■ TASK DIRECTIONS
Give the number of lines in this listing that contain the word "code", and nothing else.

■ RECORDS FOR THE TASK
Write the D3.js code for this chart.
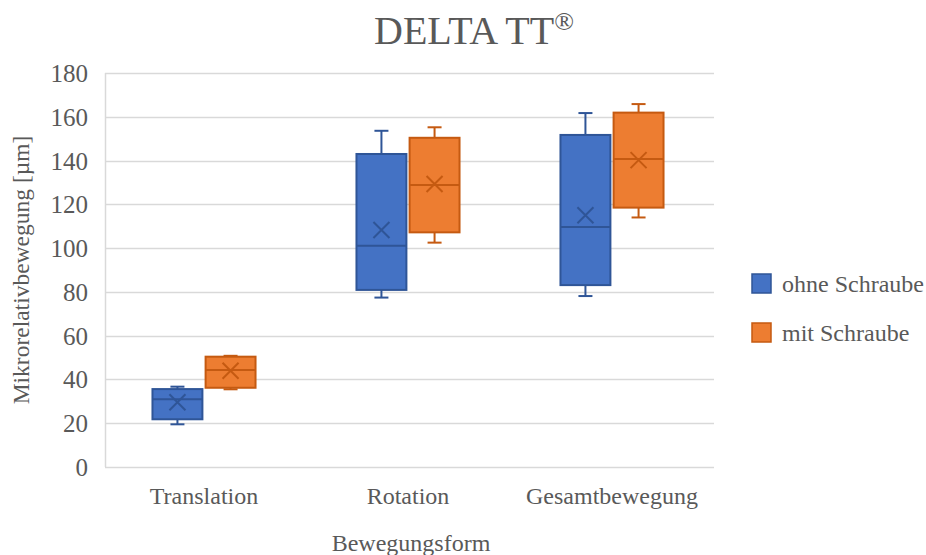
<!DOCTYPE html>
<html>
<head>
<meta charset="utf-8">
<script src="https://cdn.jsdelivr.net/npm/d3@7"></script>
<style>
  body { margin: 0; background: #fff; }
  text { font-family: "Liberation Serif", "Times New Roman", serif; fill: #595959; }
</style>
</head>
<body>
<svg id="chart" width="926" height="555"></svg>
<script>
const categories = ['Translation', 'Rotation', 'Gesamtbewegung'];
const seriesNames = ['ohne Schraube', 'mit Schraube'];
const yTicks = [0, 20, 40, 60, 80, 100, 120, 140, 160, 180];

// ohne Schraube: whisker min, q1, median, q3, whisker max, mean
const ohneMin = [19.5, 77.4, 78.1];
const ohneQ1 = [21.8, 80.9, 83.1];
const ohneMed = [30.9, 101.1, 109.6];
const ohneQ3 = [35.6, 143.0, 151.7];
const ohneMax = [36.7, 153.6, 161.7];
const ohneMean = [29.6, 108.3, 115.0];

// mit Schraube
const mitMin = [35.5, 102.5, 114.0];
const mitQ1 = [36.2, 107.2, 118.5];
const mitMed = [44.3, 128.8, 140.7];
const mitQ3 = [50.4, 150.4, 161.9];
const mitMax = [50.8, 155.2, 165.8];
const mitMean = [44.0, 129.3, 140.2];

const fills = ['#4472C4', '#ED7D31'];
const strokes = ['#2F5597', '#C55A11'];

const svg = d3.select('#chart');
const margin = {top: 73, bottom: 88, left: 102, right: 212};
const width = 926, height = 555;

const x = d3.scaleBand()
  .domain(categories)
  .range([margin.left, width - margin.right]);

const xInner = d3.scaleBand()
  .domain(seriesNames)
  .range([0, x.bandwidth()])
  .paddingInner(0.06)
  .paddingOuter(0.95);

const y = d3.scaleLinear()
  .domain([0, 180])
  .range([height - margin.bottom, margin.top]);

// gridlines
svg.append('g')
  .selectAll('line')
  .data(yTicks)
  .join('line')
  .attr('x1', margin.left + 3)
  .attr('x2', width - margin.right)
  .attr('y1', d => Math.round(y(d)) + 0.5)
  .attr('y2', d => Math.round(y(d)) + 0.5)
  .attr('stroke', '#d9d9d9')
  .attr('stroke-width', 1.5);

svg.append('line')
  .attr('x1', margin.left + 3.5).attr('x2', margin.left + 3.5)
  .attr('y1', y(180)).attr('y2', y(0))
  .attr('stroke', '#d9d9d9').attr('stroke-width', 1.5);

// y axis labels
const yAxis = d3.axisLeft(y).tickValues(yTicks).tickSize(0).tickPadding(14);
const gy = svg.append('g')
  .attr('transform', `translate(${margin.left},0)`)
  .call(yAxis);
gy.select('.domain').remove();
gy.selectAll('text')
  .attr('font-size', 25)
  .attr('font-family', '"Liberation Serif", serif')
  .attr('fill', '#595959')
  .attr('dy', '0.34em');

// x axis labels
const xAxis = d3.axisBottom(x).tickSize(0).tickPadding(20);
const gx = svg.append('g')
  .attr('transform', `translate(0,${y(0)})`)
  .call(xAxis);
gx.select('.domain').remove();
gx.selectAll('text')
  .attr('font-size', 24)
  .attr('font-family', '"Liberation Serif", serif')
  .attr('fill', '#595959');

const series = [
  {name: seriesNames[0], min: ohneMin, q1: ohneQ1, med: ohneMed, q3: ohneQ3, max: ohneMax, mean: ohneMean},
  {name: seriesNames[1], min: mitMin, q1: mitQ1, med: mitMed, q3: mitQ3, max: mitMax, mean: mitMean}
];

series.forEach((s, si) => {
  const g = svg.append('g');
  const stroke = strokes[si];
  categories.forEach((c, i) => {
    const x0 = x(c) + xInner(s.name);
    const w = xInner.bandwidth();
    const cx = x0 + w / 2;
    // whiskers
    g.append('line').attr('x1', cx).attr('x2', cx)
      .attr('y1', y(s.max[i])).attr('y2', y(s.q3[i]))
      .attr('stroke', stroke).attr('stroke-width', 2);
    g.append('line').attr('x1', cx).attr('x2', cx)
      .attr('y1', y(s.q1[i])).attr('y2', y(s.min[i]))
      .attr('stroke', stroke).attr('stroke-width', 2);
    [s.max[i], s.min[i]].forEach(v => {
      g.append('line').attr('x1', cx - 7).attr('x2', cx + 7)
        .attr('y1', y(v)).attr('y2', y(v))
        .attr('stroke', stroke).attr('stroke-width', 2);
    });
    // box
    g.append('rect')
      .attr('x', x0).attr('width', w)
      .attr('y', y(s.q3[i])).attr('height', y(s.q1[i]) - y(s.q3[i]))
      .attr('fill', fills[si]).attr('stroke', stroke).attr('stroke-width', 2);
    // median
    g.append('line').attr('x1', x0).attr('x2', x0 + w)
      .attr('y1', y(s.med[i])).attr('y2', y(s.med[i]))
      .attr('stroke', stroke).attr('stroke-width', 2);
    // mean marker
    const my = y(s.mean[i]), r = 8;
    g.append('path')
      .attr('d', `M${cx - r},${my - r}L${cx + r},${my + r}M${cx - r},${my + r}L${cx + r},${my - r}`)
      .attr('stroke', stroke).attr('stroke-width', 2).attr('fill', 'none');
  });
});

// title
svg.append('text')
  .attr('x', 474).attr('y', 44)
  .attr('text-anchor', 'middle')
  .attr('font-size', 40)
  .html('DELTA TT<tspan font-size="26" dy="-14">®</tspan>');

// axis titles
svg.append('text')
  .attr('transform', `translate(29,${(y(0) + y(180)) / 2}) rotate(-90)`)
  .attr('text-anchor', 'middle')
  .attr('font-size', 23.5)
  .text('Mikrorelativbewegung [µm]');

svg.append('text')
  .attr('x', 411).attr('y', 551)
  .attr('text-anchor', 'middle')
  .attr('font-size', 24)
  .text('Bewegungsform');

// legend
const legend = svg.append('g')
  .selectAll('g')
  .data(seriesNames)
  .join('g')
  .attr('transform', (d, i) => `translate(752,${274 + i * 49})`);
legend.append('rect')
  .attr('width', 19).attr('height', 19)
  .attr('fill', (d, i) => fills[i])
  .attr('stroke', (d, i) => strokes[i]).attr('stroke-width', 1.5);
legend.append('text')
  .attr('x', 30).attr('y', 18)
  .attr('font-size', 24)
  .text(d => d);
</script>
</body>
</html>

==

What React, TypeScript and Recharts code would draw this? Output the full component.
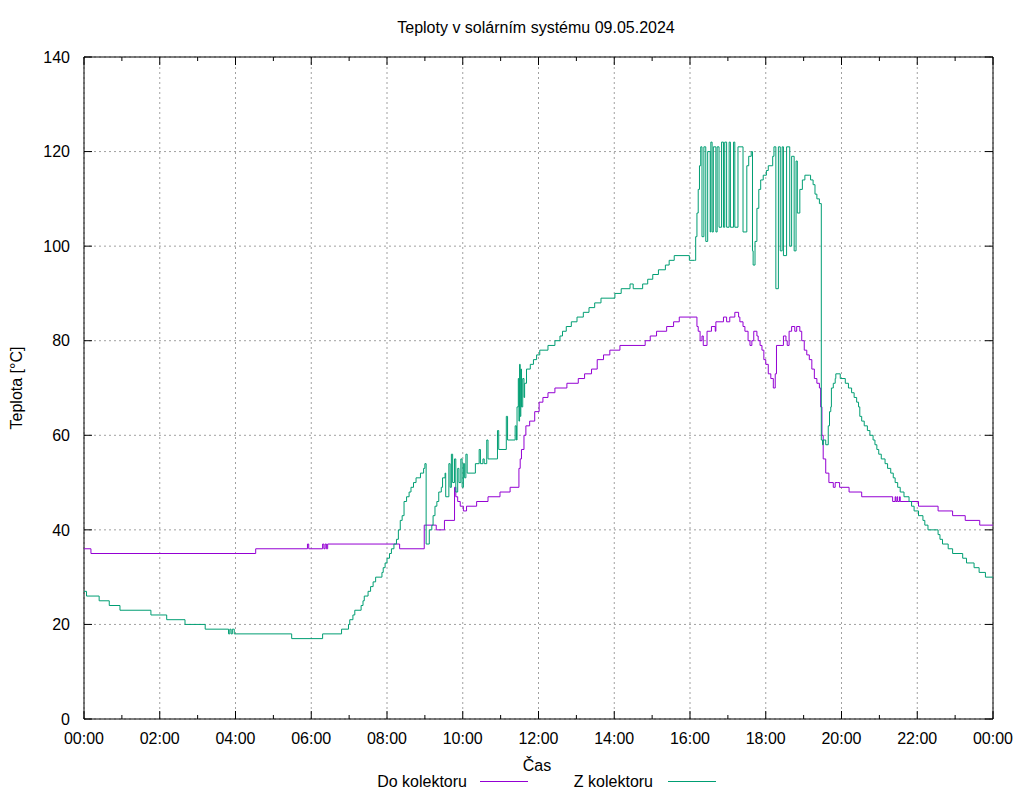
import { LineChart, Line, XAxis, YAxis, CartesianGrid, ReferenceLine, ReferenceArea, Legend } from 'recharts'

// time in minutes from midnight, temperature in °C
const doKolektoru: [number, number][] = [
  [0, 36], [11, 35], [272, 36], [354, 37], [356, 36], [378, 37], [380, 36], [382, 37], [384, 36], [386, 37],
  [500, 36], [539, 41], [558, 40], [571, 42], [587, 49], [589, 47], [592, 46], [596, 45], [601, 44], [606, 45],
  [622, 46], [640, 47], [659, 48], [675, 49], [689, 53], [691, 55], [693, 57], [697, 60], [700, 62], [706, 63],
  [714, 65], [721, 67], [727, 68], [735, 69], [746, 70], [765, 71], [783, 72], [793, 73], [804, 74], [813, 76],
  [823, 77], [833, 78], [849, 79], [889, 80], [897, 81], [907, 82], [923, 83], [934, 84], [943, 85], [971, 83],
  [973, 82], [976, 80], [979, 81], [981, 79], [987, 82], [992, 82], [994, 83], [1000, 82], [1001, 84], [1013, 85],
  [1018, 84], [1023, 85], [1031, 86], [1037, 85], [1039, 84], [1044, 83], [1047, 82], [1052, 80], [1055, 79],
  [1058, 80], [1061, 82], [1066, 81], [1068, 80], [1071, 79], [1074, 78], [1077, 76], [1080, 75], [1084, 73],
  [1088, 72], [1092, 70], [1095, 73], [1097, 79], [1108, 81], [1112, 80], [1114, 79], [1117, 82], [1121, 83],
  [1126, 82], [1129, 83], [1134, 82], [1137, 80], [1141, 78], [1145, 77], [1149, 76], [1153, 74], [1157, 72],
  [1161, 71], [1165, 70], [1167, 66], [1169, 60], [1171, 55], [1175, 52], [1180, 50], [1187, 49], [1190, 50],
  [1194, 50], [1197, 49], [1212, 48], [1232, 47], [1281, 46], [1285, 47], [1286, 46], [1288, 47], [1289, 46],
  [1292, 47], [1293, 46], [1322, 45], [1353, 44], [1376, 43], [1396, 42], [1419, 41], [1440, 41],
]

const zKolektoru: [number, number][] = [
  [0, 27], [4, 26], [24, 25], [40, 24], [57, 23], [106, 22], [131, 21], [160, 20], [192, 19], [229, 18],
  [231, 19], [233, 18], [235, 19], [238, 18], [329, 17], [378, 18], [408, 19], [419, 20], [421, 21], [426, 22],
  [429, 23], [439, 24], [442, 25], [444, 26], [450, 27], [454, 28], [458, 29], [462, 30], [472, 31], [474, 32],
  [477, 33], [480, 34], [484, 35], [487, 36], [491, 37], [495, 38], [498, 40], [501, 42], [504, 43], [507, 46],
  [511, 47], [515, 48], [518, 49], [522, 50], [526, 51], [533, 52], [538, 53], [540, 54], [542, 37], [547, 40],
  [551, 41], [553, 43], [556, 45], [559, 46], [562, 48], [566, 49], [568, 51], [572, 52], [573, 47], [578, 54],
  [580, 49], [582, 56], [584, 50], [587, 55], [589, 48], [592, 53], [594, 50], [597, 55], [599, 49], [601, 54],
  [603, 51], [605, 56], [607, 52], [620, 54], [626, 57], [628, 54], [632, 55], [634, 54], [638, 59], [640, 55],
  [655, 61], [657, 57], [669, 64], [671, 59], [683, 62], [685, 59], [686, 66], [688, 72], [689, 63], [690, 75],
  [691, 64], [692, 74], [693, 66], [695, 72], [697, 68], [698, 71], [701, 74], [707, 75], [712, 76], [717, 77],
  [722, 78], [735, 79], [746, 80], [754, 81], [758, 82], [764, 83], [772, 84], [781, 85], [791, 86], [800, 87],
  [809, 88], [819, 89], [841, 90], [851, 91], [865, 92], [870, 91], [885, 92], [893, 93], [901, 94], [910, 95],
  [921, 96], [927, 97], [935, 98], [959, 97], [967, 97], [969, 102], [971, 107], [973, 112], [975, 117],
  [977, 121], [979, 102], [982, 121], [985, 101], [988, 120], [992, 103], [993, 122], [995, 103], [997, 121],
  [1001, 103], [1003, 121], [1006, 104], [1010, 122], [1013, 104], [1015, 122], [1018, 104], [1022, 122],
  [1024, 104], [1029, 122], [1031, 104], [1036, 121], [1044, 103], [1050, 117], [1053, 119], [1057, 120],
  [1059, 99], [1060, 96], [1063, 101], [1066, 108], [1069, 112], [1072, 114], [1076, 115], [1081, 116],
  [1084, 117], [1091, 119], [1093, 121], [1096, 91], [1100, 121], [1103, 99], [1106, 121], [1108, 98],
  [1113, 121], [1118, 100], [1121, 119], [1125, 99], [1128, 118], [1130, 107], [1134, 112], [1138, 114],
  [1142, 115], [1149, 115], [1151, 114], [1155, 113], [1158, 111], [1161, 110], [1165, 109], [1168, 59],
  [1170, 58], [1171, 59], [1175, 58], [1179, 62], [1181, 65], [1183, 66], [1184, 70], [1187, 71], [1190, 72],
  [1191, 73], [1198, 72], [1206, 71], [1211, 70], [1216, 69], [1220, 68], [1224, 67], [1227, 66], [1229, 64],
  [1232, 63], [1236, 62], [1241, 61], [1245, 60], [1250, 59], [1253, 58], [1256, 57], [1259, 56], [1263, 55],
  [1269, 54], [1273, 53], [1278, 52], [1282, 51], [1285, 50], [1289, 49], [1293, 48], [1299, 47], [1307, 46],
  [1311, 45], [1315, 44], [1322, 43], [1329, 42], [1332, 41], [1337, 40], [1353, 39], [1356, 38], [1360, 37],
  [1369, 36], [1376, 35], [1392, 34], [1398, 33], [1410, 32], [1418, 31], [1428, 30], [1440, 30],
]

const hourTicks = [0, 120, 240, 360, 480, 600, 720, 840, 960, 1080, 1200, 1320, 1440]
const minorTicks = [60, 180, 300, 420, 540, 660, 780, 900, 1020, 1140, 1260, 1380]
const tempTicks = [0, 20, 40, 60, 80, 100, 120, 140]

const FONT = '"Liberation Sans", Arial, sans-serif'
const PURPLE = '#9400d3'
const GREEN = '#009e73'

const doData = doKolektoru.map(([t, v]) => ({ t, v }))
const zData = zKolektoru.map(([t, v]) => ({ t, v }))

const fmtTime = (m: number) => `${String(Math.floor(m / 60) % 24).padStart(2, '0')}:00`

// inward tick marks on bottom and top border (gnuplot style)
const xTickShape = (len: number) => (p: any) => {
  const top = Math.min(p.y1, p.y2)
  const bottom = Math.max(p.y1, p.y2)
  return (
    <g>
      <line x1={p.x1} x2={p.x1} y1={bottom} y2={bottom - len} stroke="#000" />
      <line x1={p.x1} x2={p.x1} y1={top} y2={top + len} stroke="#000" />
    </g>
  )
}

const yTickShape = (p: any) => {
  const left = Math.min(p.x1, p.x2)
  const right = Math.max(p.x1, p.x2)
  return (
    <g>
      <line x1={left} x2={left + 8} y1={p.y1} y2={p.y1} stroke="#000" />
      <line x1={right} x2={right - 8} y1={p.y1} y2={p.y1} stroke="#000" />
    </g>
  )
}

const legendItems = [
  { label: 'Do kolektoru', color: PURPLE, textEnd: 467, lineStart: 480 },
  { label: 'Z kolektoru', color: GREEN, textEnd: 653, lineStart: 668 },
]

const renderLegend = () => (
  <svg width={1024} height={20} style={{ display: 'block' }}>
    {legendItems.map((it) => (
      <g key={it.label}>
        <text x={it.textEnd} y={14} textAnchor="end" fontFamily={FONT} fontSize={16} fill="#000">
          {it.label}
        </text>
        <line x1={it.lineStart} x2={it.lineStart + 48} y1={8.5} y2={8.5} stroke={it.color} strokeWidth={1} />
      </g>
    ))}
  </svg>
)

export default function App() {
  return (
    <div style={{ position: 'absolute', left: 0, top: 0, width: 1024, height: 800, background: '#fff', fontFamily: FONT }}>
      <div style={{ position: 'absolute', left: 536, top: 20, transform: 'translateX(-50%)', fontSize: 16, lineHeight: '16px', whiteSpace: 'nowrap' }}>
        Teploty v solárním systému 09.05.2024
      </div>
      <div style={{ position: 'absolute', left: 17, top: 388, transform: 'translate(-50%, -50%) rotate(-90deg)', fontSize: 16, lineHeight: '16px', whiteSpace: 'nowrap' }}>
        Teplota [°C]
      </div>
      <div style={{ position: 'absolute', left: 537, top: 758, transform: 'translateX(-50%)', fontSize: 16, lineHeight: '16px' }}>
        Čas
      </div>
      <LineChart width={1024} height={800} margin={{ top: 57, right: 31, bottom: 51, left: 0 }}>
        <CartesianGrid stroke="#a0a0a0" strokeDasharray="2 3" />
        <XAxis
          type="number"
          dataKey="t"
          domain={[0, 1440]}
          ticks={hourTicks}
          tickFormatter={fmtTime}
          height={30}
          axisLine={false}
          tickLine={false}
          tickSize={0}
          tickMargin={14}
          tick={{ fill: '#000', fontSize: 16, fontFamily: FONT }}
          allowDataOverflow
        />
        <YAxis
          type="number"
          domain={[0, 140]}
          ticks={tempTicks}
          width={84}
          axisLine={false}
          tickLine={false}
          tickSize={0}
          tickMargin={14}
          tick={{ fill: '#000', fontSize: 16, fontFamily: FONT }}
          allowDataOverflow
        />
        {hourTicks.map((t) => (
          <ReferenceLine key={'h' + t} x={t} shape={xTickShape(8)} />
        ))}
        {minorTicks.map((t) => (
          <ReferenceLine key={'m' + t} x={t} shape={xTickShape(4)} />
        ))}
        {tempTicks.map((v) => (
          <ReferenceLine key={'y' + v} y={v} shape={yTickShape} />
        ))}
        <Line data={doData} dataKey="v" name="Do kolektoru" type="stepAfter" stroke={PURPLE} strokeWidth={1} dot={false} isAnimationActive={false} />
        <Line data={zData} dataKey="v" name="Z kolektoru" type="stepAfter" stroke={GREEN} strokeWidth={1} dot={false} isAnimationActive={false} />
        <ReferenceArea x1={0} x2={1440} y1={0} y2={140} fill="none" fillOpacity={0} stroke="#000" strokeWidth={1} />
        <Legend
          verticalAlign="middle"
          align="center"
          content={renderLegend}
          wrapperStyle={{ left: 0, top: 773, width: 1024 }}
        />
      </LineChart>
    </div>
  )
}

---

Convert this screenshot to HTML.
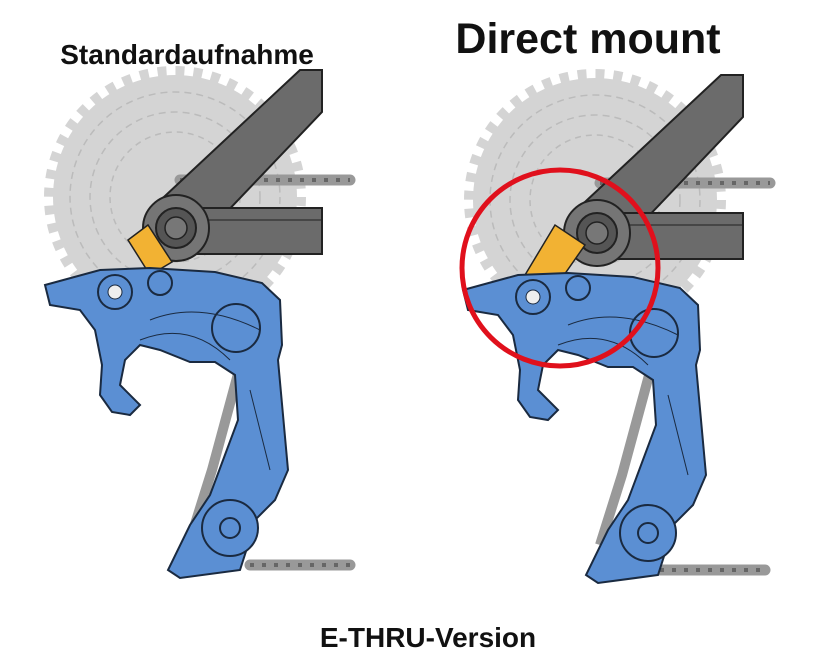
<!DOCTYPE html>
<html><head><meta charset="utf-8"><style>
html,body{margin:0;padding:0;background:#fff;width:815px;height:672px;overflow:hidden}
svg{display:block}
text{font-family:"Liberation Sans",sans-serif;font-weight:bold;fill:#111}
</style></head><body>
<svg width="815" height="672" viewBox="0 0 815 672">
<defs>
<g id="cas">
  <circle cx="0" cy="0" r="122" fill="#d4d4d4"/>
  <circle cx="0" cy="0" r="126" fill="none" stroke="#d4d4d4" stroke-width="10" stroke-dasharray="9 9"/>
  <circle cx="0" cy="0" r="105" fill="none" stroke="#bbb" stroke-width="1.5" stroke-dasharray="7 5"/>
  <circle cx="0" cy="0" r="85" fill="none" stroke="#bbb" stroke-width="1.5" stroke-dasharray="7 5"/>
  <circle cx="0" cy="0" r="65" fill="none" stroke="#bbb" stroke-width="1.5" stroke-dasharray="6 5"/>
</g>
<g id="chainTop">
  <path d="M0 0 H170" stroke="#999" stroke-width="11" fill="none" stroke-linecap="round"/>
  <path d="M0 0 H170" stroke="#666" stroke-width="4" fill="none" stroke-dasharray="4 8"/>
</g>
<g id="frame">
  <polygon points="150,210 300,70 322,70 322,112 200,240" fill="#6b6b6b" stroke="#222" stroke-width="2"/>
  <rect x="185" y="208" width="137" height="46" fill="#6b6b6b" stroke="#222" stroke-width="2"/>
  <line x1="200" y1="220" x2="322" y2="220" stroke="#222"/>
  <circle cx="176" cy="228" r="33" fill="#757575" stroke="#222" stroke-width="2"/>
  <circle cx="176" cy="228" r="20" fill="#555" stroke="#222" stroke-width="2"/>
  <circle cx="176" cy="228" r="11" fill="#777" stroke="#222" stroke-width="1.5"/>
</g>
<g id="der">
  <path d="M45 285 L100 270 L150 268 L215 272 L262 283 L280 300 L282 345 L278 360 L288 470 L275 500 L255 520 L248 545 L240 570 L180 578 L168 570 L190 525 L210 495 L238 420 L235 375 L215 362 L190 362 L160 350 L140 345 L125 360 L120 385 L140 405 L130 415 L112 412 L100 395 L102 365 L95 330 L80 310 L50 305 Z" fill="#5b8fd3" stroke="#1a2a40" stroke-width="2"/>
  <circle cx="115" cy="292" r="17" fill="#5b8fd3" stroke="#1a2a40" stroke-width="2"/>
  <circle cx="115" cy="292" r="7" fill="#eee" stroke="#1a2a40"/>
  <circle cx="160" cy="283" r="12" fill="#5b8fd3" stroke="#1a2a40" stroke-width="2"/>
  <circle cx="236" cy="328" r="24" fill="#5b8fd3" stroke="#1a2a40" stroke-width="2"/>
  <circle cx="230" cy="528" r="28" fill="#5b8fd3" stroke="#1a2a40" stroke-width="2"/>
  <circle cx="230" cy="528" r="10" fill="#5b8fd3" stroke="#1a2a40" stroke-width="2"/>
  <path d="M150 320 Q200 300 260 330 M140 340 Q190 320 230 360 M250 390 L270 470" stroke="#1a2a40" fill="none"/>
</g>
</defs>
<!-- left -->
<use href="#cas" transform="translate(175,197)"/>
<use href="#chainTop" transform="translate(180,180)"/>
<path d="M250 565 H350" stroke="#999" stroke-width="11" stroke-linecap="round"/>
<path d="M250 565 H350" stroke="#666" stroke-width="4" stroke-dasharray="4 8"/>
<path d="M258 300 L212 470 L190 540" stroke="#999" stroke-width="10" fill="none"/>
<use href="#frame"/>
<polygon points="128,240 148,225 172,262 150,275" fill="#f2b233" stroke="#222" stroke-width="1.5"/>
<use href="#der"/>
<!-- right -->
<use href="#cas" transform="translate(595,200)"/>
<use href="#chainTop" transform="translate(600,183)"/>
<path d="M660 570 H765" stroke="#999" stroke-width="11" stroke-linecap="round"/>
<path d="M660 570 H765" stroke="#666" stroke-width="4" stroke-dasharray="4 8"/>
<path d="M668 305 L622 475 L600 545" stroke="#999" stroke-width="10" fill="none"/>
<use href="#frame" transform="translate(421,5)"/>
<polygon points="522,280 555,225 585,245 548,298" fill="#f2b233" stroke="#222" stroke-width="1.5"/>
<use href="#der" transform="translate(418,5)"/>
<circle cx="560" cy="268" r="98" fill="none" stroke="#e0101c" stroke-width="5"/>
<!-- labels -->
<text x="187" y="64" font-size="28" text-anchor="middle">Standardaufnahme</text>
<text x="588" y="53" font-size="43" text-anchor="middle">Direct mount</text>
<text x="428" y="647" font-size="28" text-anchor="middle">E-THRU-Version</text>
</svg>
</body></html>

■ EXPECTED ANSWER
2